Monday, February 8, 2016

Olympic sized ambition

When it was announced that LA 2024, the group organizing Los Angeles’ bid for the Summer Olympics, was changing its plans for the Olympic Village, the city chose a fiscally safe path – but one that lacks imagination and foresight.

At the edge of the long ridiculed Los Angeles River, on the verge of a grand revitalization, the Union Pacific Piggyback Rail Yard, sandwiched between the Arts District and the eastside, was to be renewed as a development that would house over 17,000 athletes before being converted as affordable housing. The project featured a cable car that sailed passengers across the river to Union Station, to Los Angeles shiny new transportation system. It was to become the central focal point of the river restoration, and still might – but now, not until at least 2033.

For an Olympic bid applauded for being fiscally responsible, the audacious scope of the Piggyback project was a stand out, game changing public project that the Olympics, at their best, catalyze for their hosts. And dozens of projects crawling by in Los Angeles are in desperate need of a jump-start.

On my bike ride in the mornings from my apartment in Palms, a neighborhood of LA just north of Culver City, I’m struck by how we’re failing so many Angelenos. Leading to the sloped planted area between the new train tracks on Exposition Blvd and the 10 freeway, there’s a gate that’s nearly always open that leads to the planted area in between. As I head east on the bike path, I look over, and there is a small, but ever expanding community of people camping. I turn right onto Robertson past three more tents. Headed west toward the sun setting on Venice Blvd, under the 405 freeway there’s another encampment, dozens of people, many with children with no other option. This pattern repeats throughout the city, in rich communities and in poor, in freeway underpasses and under the boardwalk at the beach.

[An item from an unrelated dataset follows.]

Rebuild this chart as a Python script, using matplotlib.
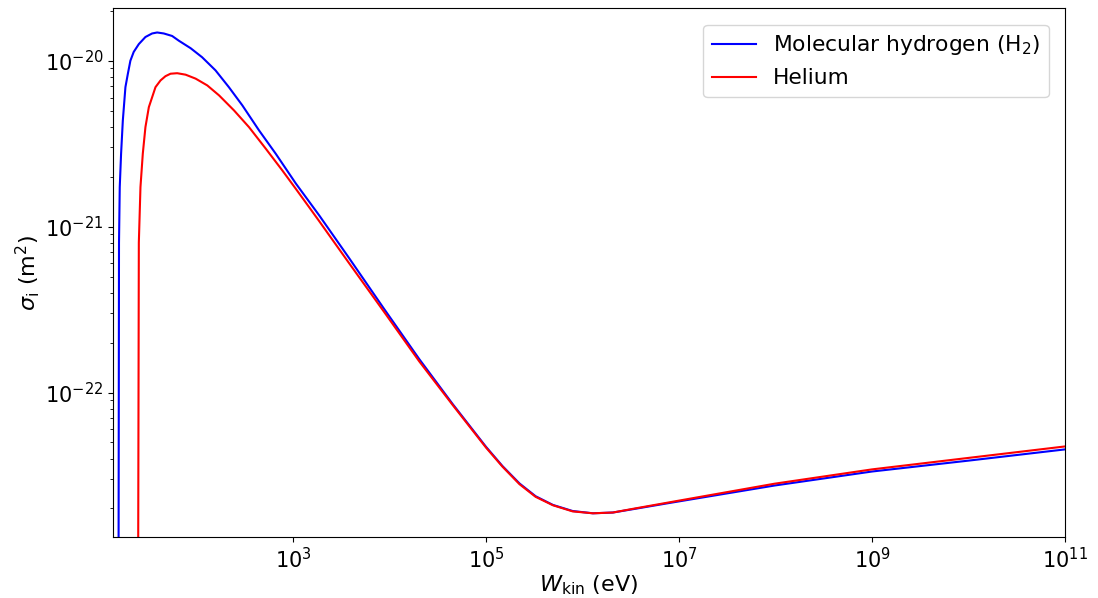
import matplotlib
matplotlib.use('Agg')
import matplotlib.pyplot as plt

# Values (energy in eV, cross-section in m^2)
h2_energy = [15.45, 15.7, 15.98, 16.5, 17.2, 18.3, 19.4, 20.6, 22.3, 25.2,
             29.5, 34.6, 39.0, 45.7, 55.8, 65.5, 86.7, 114, 157, 216, 298,
             444, 661, 1067, 1862, 3820, 8810, 2.03e4, 4.51e4, 1.0e5, 1.48e5,
             2.22e5, 3.26e5, 4.93e5, 7.89e5, 1.28e6, 2.06e6, 3.33e6, 8.02e6,
             9.77e7, 1.0e9, 1.02e10, 1.0e11]
h2_sigma = [1e-24, 8e-22, 1.73e-21, 2.75e-21, 4.36e-21, 6.93e-21, 8.35e-21,
            1.00e-20, 1.13e-20, 1.26e-20, 1.39e-20, 1.46e-20, 1.48e-20,
            1.46e-20, 1.41e-20, 1.32e-20, 1.19e-20, 1.05e-20, 8.75e-21,
            6.93e-21, 5.38e-21, 3.80e-21, 2.75e-21, 1.82e-21, 1.17e-21,
            6.44e-22, 3.18e-22, 1.59e-22, 8.51e-23, 4.70e-23, 3.60e-23,
            2.83e-23, 2.37e-23, 2.10e-23, 1.93e-23, 1.87e-23, 1.89e-23,
            1.98e-23, 2.16e-23, 2.75e-23, 3.34e-23, 3.89e-23, 4.54e-23]

he_energy = [24.6, 25.2, 26.2, 27.7, 29.5, 32.0, 37.5, 42.3, 47.6, 53.7, 62.9,
             76.9, 97.7, 129, 171, 244, 349, 521, 774, 1067, 1466, 1862, 3820,
             8810, 2.03e4, 4.51e4, 1.0e5, 1.48e5, 2.22e5, 3.26e5, 4.93e5,
             7.89e5, 1.28e6, 2.06e6, 3.33e6, 8.02e6, 9.77e7, 1.0e9, 1.02e10,
             1.0e11]
he_sigma = [1e-24, 8e-22, 1.73e-21, 2.75e-21, 3.98e-21, 5.25e-21, 6.93e-21,
            7.61e-21, 8.07e-21, 8.35e-21, 8.41e-21, 8.24e-21, 7.80e-21,
            7.10e-21, 6.18e-21, 5.02e-21, 3.98e-21, 2.95e-21, 2.18e-21,
            1.69e-21, 1.31e-21, 1.08e-21, 6.00e-22, 3.05e-22, 1.54e-22,
            8.40e-23, 4.65e-23, 3.57e-23, 2.80e-23, 2.35e-23, 2.09e-23,
            1.92e-23, 1.87e-23, 1.89e-23, 1.99e-23, 2.18e-23, 2.82e-23,
            3.44e-23, 4.04e-23, 4.73e-23]

fig = plt.figure(figsize=(10.98, 5.98), dpi=100)
ax = fig.add_axes([0.1029, 0.1015, 0.8671, 0.8846])

ax.plot(h2_energy, h2_sigma, color='blue', lw=1.5,
        label='Molecular hydrogen (H$_2$)')
ax.plot(he_energy, he_sigma, color='red', lw=1.5, label='Helium')

ax.set_xscale('log')
ax.set_yscale('log')
ax.set_xlim(13.6, 1e11)
ax.set_ylim(1.34e-23, 2.07e-20)

ax.set_xlabel('$W_\\mathrm{kin}$ (eV)', fontsize=16, labelpad=1)
ax.set_ylabel('$\\sigma_\\mathrm{i}$ (m$^2$)', fontsize=16, labelpad=2)
ax.tick_params(labelsize=15)
ax.legend(loc='upper right', fontsize=15.7, borderaxespad=0.75)

fig.savefig('out.png', dpi=100)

Renowned architect Frank Gehry, who has already made his statement throughout Los Angeles with contributions including the Walt Disney Concert Hall started working on the Los Angeles River restoration with a few strings attached. He gives voice to the frustrations many in our region feel living in a drought and watching all the rainwater flow to the ocean, and demanded that water reclamation was the central point of the project, so the river can work for all of us again. Piggyback was unique in the sense that it truly would allow the whole city, even those with nothing, to share in the future.

In 2012, despite busting their budget, London managed to revitalize Hackney Wick in east London,  derided by many as a drug and crime haven, into a vibrant waterfront with affordable housing – and that was on top of building a new Olympic stadium. The neighborhood today is representative of what is possible. Hosting athletes at UCLA on the other hand, is representative of what has already been. Los Angeles has become too expensive, and we need more housing. Los Angeles has a river that they turned into a city length storm drain, but following the trends of recent years in the city, the future is looking east – and on riverfront property. And yes, the Piggyback yard development could have cost $2 billion, and will eventually suck up a third of the LA River restoration budget. But this is the Olympics, and even in post-Sochi age of austerity and prudent planning, Hackney, and London, showed the potential of accelerating the restoration of waterfront property for the greater urban good.

I have hope that, earlier than 2033, Piggyback will be revived in a more traditional, perhaps in a more fiscally responsible fashion. The way LA 2024 just walked away from the project, however, leaves me that much more skeptical that Los Angeles really has Olympic sized ambition these days.